Almost 10 years ago Dilanthi Amaratunga was coming to the end of an enjoyable family visit to her home country of Sri Lanka. But disaster was not far away.

On December 26, 2004, there were indications that a major environmental disturbance was developing which would rock the region and introduce the rest of the world to the word ‘tsunami.’

“Small boys were running towards us saying the sea was coming to the land,” Dilanthi said.

It was the day of the Indian Ocean Tsunami that would claim more than 230,000 lives, displace more than 1.6 million people around the region and cause massive economic damage.

Huddersfield University professor Amaratunga’s Sri Lankan family were unharmed – despite living close to the coast – but several friends lost family members and were severely affected.
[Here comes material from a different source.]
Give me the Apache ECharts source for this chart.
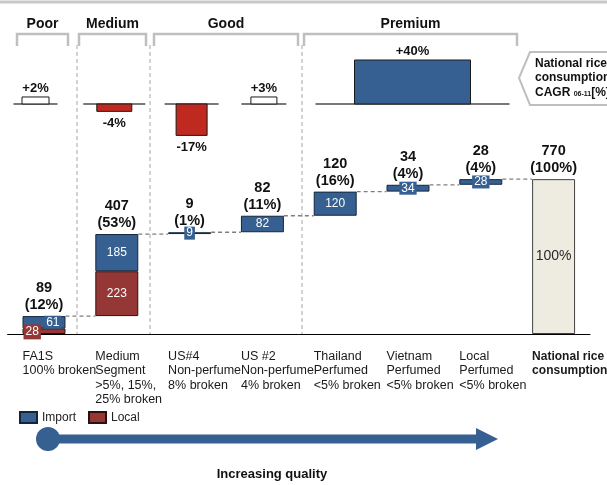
<!DOCTYPE html>
<html>
<head>
<meta charset="utf-8">
<script src="https://cdn.jsdelivr.net/npm/echarts@6/dist/echarts.min.js"></script>
<style>
  html, body { margin: 0; padding: 0; background: #ffffff; }
  #chart { width: 607px; height: 485px; }
</style>
</head>
<body>
<div id="chart"></div>
<script>
// ---- data ----
const categories = [
  'FA1S\n100% broken',
  'Medium\nSegment\n>5%, 15%,\n25% broken',
  'US#4\nNon-perfume\n8% broken',
  'US #2\nNon-perfume\n4% broken',
  'Thailand\nPerfumed\n<5% broken',
  'Vietnam\nPerfumed\n<5% broken',
  'Local\nPerfumed\n<5% broken',
  'National rice\nconsumption'
];
const importValues = [61, 185, 9, 82, 120, 34, 28, null];
const localValues = [28, 223, null, null, null, null, null, null];
const totalValue = 770;
const segmentTotals = [89, 407, 9, 82, 120, 34, 28, 770];
const segmentShares = [12, 53, 1, 11, 16, 4, 4, 100];
const qualityGroups = ['Poor', 'Medium', 'Good', 'Premium'];
const cagrGroups = ['Poor', 'Medium', 'Good', 'Good', 'Premium'];
const cagrValues = [2, -4, -17, 3, 40];
const legendNames = ['Import', 'Local'];

// ---- layout (pixels) ----
const FONT = 'Arial, "Liberation Sans", Helvetica, sans-serif';
const BLUE = '#376092';
const RED = '#953735';
const CAGR_RED = '#c0291f';
const GREY = '#bfbfbf';
const barShare = 0.59;                       // bar width as a share of a category band
const cagrSlot = [0, 1, 2, 3, 5];            // category slot each growth bar sits over
const cagrShift = [-8.5, -2.5, 2, 1.5, 4.5];
const cagrWidth = [27, 35, 31, 26, 116];
const cagrLineHalf = [22, 31, 27, 22.5, 97];
const groupBrackets = [[17, 68], [79, 146], [154, 298], [304, 517]];
const groupDividers = [77, 150, 302];

// ---- derived stacking values ----
const last = categories.length - 1;
const segmentSums = categories.map((_, i) => (importValues[i] || 0) + (localValues[i] || 0));
const baseValues = [];
const topLevels = [];
let running = 0;
for (let i = 0; i < categories.length; i++) {
  if (i === last) { baseValues.push(0); topLevels.push(totalValue); continue; }
  baseValues.push(running);
  running += segmentSums[i];
  topLevels.push(running);
}
const dash = v => (v == null ? '-' : v);

const chart = echarts.init(document.getElementById('chart'), null, { renderer: 'canvas' });

function cagrItem(params, api) {
  const k = api.value(2);
  const v = api.value(1);
  const zero = api.coord([cagrSlot[k], 0]);
  const cx = zero[0] + cagrShift[k];
  const y0 = zero[1];
  let y1 = api.coord([cagrSlot[k], v])[1];
  if (Math.abs(y1 - y0) < 7) y1 = y0 + (v >= 0 ? -7 : 7);
  const top = Math.min(y0, y1);
  const h = Math.abs(y1 - y0);
  const w = cagrWidth[k];
  const fill = v < 0 ? CAGR_RED : (v >= 10 ? BLUE : '#ffffff');
  const txt = (v > 0 ? '+' : '') + v + '%';
  return {
    type: 'group',
    children: [
      { type: 'line', shape: { x1: cx - cagrLineHalf[k], y1: y0, x2: cx + cagrLineHalf[k], y2: y0 },
        style: { stroke: '#4d4d4d', lineWidth: 1.5 } },
      { type: 'rect', shape: { x: cx - w / 2, y: top, width: w, height: h },
        style: { fill: fill, stroke: '#1a1a1a', lineWidth: 1 } },
      { type: 'text', x: cx, y: v >= 0 ? top - 8.5 : top + h + 12.5,
        style: { text: txt, font: 'bold 13px ' + FONT, fill: '#111',
                 align: 'center', verticalAlign: 'middle', textAlign: 'center', textVerticalAlign: 'middle' } }
    ]
  };
}

const valueLabel = (bg) => ({
  show: true, position: 'inside', color: '#fff', fontSize: 12, lineHeight: 13,
  fontFamily: FONT, backgroundColor: bg, padding: [0, 2]
});

const option = {
  animation: false,
  backgroundColor: '#ffffff',
  textStyle: { fontFamily: FONT },
  legend: {
    data: legendNames,
    left: 19, top: 411, padding: 0,
    itemWidth: 17, itemHeight: 11, itemGap: 12,
    icon: 'rect',
    textStyle: { fontSize: 12, color: '#222', fontFamily: FONT }
  },
  grid: [
    { left: 7.6, right: 17, top: 153, height: 181 },   // waterfall
    { left: 7.6, right: 17, top: 60, height: 80 }      // growth rates
  ],
  xAxis: [
    { type: 'category', gridIndex: 0, data: categories,
      axisLine: { lineStyle: { color: '#000', width: 1 } },
      axisTick: { show: false }, axisLabel: { show: false } },
    { type: 'category', gridIndex: 1, data: categories, show: false }
  ],
  yAxis: [
    { type: 'value', gridIndex: 0, min: 0, max: 900, show: false },
    { type: 'value', gridIndex: 1, min: -19.5, max: 23.8, show: false },
    { type: 'value', gridIndex: 1, min: -32.7, max: 40, show: false }
  ],
  series: [
    {
      name: 'base', type: 'bar', stack: 'w', barWidth: (barShare * 100) + '%',
      data: baseValues, silent: true,
      itemStyle: { color: 'transparent' }
    },
    {
      name: 'Local', type: 'bar', stack: 'w', barWidth: (barShare * 100) + '%',
      data: localValues.map((v, i) => i === 0
        ? { value: v, label: { position: [1, -4], padding: [1, 2] } }
        : dash(v)),
      itemStyle: { color: RED, borderColor: '#2b1110', borderWidth: 1 },
      label: valueLabel(RED)
    },
    {
      name: 'Import', type: 'bar', stack: 'w', barWidth: (barShare * 100) + '%',
      data: importValues.map((v, i) => i === 0
        ? { value: v, label: { position: 'insideRight', distance: 4 } }
        : dash(v)),
      itemStyle: { color: BLUE, borderColor: '#14253a', borderWidth: 1 },
      label: valueLabel(BLUE)
    },
    {
      name: 'Total', type: 'bar', stack: 'w', barWidth: (barShare * 100) + '%',
      data: categories.map((_, i) => (i === last ? totalValue : '-')),
      itemStyle: { color: '#eeece1', borderColor: '#404040', borderWidth: 1 },
      label: { show: true, position: 'inside', color: '#262626', fontSize: 14, fontFamily: FONT,
               formatter: () => segmentShares[last] + '%' }
    },
    {
      // dashed connectors between consecutive bars
      type: 'custom', xAxisIndex: 0, yAxisIndex: 0, silent: true, clip: false, z: 1,
      data: topLevels.slice(0, last).map((lvl, i) => [i, lvl]),
      renderItem(params, api) {
        const i = api.value(0), lvl = api.value(1);
        const a = api.coord([i, lvl]);
        const b = api.coord([i + 1, lvl]);
        const half = api.size([1, 0])[0] * barShare / 2;
        return { type: 'line',
                 shape: { x1: a[0] + half, y1: a[1], x2: b[0] - half, y2: b[1] },
                 style: { stroke: '#7f7f7f', lineWidth: 1.3, lineDash: [4, 3] } };
      }
    },
    {
      // value and share above each bar
      type: 'custom', xAxisIndex: 0, yAxisIndex: 0, silent: true, clip: false, z: 5,
      data: topLevels.map((lvl, i) => [i, lvl]),
      renderItem(params, api) {
        const i = api.value(0);
        const p = api.coord([i, api.value(1)]);
        return { type: 'text', x: p[0], y: p[1] - 2.5,
                 style: { text: segmentTotals[i] + '\n(' + segmentShares[i] + '%)',
                          font: 'bold 14.5px ' + FONT, lineHeight: 17, fill: '#111',
                          align: 'center', verticalAlign: 'bottom',
                          textAlign: 'center', textVerticalAlign: 'bottom' } };
      }
    },
    {
      // category names under the axis, left-aligned with each bar
      type: 'custom', xAxisIndex: 0, yAxisIndex: 0, silent: true, clip: false,
      data: categories.map((_, i) => [i, 0]),
      renderItem(params, api) {
        const i = api.value(0);
        const p = api.coord([i, 0]);
        const half = api.size([1, 0])[0] * barShare / 2;
        return { type: 'text', x: p[0] - half, y: p[1] + 15,
                 style: { text: categories[i],
                          font: (i === last ? 'bold 12px ' : '12.5px ') + FONT,
                          lineHeight: 14.5, fill: '#1a1a1a',
                          align: 'left', verticalAlign: 'top',
                          textAlign: 'left', textVerticalAlign: 'top' } };
      }
    },
    {
      // growth rates, Poor to Good
      type: 'custom', xAxisIndex: 1, yAxisIndex: 1, silent: true, clip: false,
      data: cagrValues.map((v, k) => [cagrSlot[k], v, k]).filter(d => cagrGroups[d[2]] !== 'Premium'),
      renderItem: cagrItem
    },
    {
      // growth rate, Premium
      type: 'custom', xAxisIndex: 1, yAxisIndex: 2, silent: true, clip: false,
      data: cagrValues.map((v, k) => [cagrSlot[k], v, k]).filter(d => cagrGroups[d[2]] === 'Premium'),
      renderItem: cagrItem
    }
  ],
  graphic: [
    // top rule
    { type: 'line', shape: { x1: 0, y1: 2, x2: 607, y2: 2 }, style: { stroke: '#c8c8c8', lineWidth: 3 }, silent: true },
    // group dividers
    ...groupDividers.map(x => ({
      type: 'line', shape: { x1: x, y1: 45, x2: x, y2: 334 },
      style: { stroke: '#a6a6a6', lineWidth: 1, lineDash: [4, 3] }, silent: true
    })),
    // group brackets and names
    ...groupBrackets.map(([a, b]) => ({
      type: 'polyline', shape: { points: [[a, 46], [a, 34], [b, 34], [b, 46]] },
      style: { stroke: GREY, lineWidth: 2.5, fill: null }, silent: true
    })),
    ...groupBrackets.map(([a, b], g) => ({
      type: 'text', x: (a + b) / 2, y: 24,
      style: { text: qualityGroups[g], font: 'bold 14px ' + FONT, fill: '#111',
               align: 'center', verticalAlign: 'middle', textAlign: 'center', textVerticalAlign: 'middle' },
      silent: true
    })),
    // growth-rate callout
    { type: 'polygon', shape: { points: [[519, 78], [530, 52], [612, 52], [612, 105], [530, 105]] },
      style: { fill: '#ffffff', stroke: GREY, lineWidth: 2 }, silent: true },
    { type: 'text', x: 535, y: 56,
      style: { text: '{b|National rice}\n{b|consumption}\n{b|CAGR }{s|06-11}{b|[%]}',
               rich: { b: { font: 'bold 12px ' + FONT, lineHeight: 14.5, fill: '#111' },
                       s: { font: 'bold 7px ' + FONT, lineHeight: 14.5, fill: '#111', padding: [4, 0, 0, 0] } },
               align: 'left', verticalAlign: 'top', textAlign: 'left', textVerticalAlign: 'top' },
      silent: true },
    // quality arrow
    { type: 'rect', shape: { x: 48, y: 434.5, width: 430, height: 9 }, style: { fill: BLUE }, silent: true },
    { type: 'circle', shape: { cx: 48, cy: 439, r: 12 }, style: { fill: BLUE }, silent: true },
    { type: 'polygon', shape: { points: [[476, 428], [498, 439], [476, 450]] }, style: { fill: BLUE }, silent: true },
    { type: 'text', x: 272, y: 474,
      style: { text: 'Increasing quality', font: 'bold 13px ' + FONT, fill: '#111',
               align: 'center', verticalAlign: 'middle', textAlign: 'center', textVerticalAlign: 'middle' },
      silent: true }
  ]
};

chart.setOption(option);
</script>
</body>
</html>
Nowadays she is co-director of the University of Huddersfield’s Global Disaster Resilience Centre and she and her colleague, Prof Richard Haigh, make regular visits to the region to ensure that communities are better equipped to cope with a future catastrophe and recover more quickly from its impact.

The two professors are formally involved with the Risk Assessment and Management Team of UNESCO’s Inter-governmental Co-ordination Group for the Indian Ocean Tsunami Warning and Mitigation System.

Professor Richard Haigh of Huddersfield University
 

A total of 28 countries around the affected region are participating in the project.

Over November 23-24, the professors will visit Indonesia for a memorial event, commemorating the anniversary of the tsunami, but also collating the lessons that have been learned over a decade that has seen the development of a regional early-warning system.

Professor Haigh said the experience of Japan after its Pacific coast tsunami of 2011 taught many lessons that have been incorporated into new guidelines for the Indian Ocean region.

He said that the improved resilience of the region is in part derived from its early-warning systems.

He said: “The technology is in place. They have 25 seismographic stations relaying information to 26 national tsunami information centres, as well as six deep-ocean buoys to assess and report of an impending tsunami.

“The key challenge is identifying methods of relaying information from the centres to the civilians at risk.”

For example, alerts are forwarded to threatened countries and also made available to the general public.

National governments warn citizens through a variety of means, including SMS messages, radio and television broadcasts, sirens from dedicated platforms and loudspeakers.

The Huddersfield centre is also training new generations of experts in the field. Professors Amaratunga and Haigh are supervising several PhD researchers, including a significant number from Indonesia.

They also edit the International Journal of Disaster Resilience in the Built Environment, which aims to influence and inform policy and practice in the field.